America's new addiction, which I wrote about in June in The Huffington Post, is the epidemic of opiate painkillers, which -- aptly named -- in recent years resulted in nearly 16,000 overdose deaths annually. This is not the stereotyped drug problem that can be solved by Miami Vice style drug busts of traffickers and periodic roundups of street addicts and pushers. In this epidemic, the traffickers are our respected pharmaceutical companies acting entirely within the law, seeking only to bring legitimate pain relief to sufferers; the addicts are, for the most part, upstanding citizens seeking a medical solution to their pain; and the "pushers" are, with few exceptions, dedicated doctors attempting to alleviate the suffering of their patients. So how can the interaction of decent people, pursuing well-intentioned and legitimate ends, result in a truly disastrous narcotics epidemic?
The answer, as counterintuitive as it may seems, is that in large part the epidemic is an unanticipated consequence of "managed care," which swept the country in the 1980s to contain rising medical costs.
Almost every week, I have received more calls from new patients searching for a pain specialist willing to take on the prescribing of their drug. In each case, the reason given for the need for a new doctor was their previous doctor's retiring or otherwise no longer being available for the task. In each case, a brief interview revealed the nature of the injury or physical problem to be either minor or, at best, partially diagnosed. Further, there is a turn of phrase, an urgency, a worn-thin quality to their stories, which informs the practiced listener that driving the call is addiction. The previous prescriber had created a demon and had withdrawn.
As I reflect on why this wave of opiate addiction is so rapidly gaining hold in America, I realize that the answer lies in the new realities of how doctors must practice to earn their livelihood. Listening to Bill Clinton, the only campaign speaker to try to get across the mechanics of Obamacare, I learned for the first time where the funding ($617 billion) for the proposed expansion of medical insurance coverage was to come from: hospitals, private insurers and doctors.
A proposed 27 percent cut in Medicare payments to physicians, already so low as to drive many physicians to refuse to see Medicare patients, is part of the agreed legislation.
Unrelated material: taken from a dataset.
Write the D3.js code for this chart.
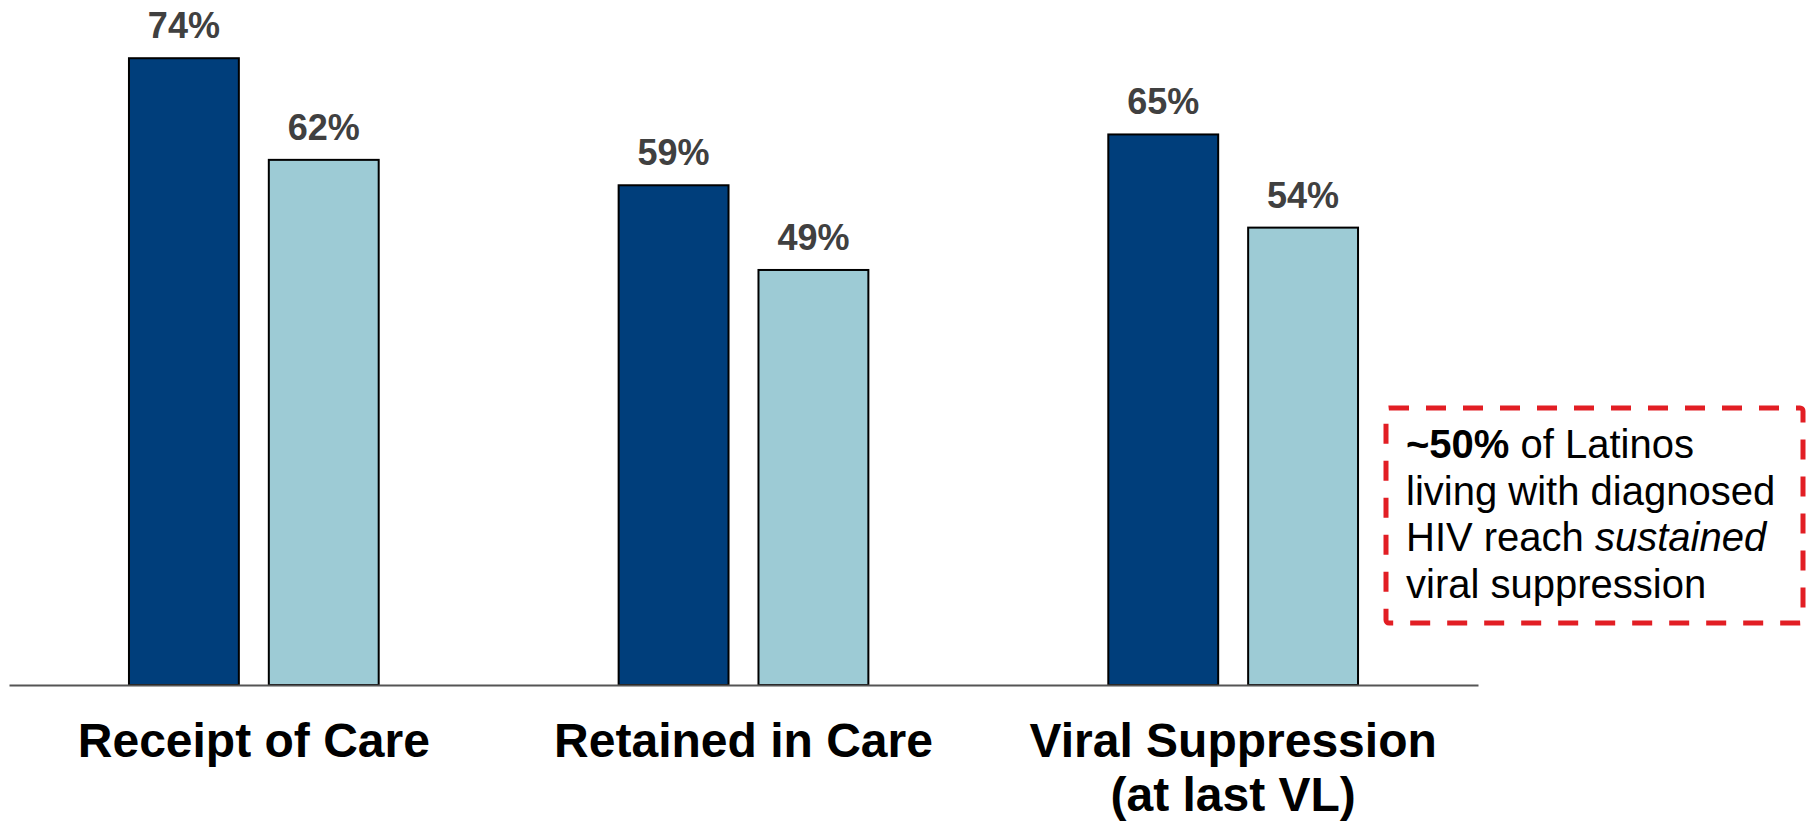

It is not clear that private medical practice as we know it will survive at all under these cuts. In the past five years physicians have annually fought off a pending far smaller cut, as the austere economics of managed care compels them to compromise and see increasing numbers of patients each hour. This requisite for what government administrators might call "efficiency" cuts deeply into a commodity precious to diagnosis and patient care, especially precious in pain management: adequate time for listening, for which, under managed care, there is no commensurate reimbursement. Pain has its own special, unfortunate place in this new cut-costs-at-all-cost system. Back and neck problems or vague complaints of limb pain can be challenging at the best of times, and may take long and repeated visits, interviewing and examining to fathom and correctly treat. It takes not so much diligence as time to apply skill in getting to the bottom of some of these complaints. And time is what is rationed under this new system. In this time-is-at-a-premium climate, one understands how for a harried physician, prescribing a painkiller becomes an expedient substitute for a lengthy diagnostic encounter. Indeed, in the last decade, the use of opiates in general practice pain management has become increasingly the norm. The sad truth is that under economic exigency prescribing in all fields -- whether it be drugs or expensive laboratory or imaging testing -- is dramatically escalating, too often replacing appropriate, in-depth office encounters between physician and patient, such that a precious gem of spoken information that might provide the key is never heard. This pattern is only growing: Enough pain killers were prescribed in 2010 to medicate every American adult around the clock for a month.
If one examines the whole story of opiate use more closely, one finds that (here too) there is another hidden and costly outcome: These prescription drugs can readily reach those for whom they were never intended. A bottle of half-finished opiates lying somewhere at home can tempt a teenager, and these drugs can potentially be habit-forming within three days of use. Further, less well-intentioned callers at doctors' offices have learned to mimic pain, to see multiple doctors with the same story, and then sell the prescribed drugs for handsome profits.
Looking ahead, one sees that in a system where symptoms are treated but the source of pain remains, a growing number of patients will become chronic pain sufferers. And as long as managed care continues to manifest as "efficiencies" in medical practices; doctors' remuneration for office visits progressively is whittled down, and opiate-based pills become faster-acting and more powerful, the inevitable outcome tragically is even greater opiate addiction in America.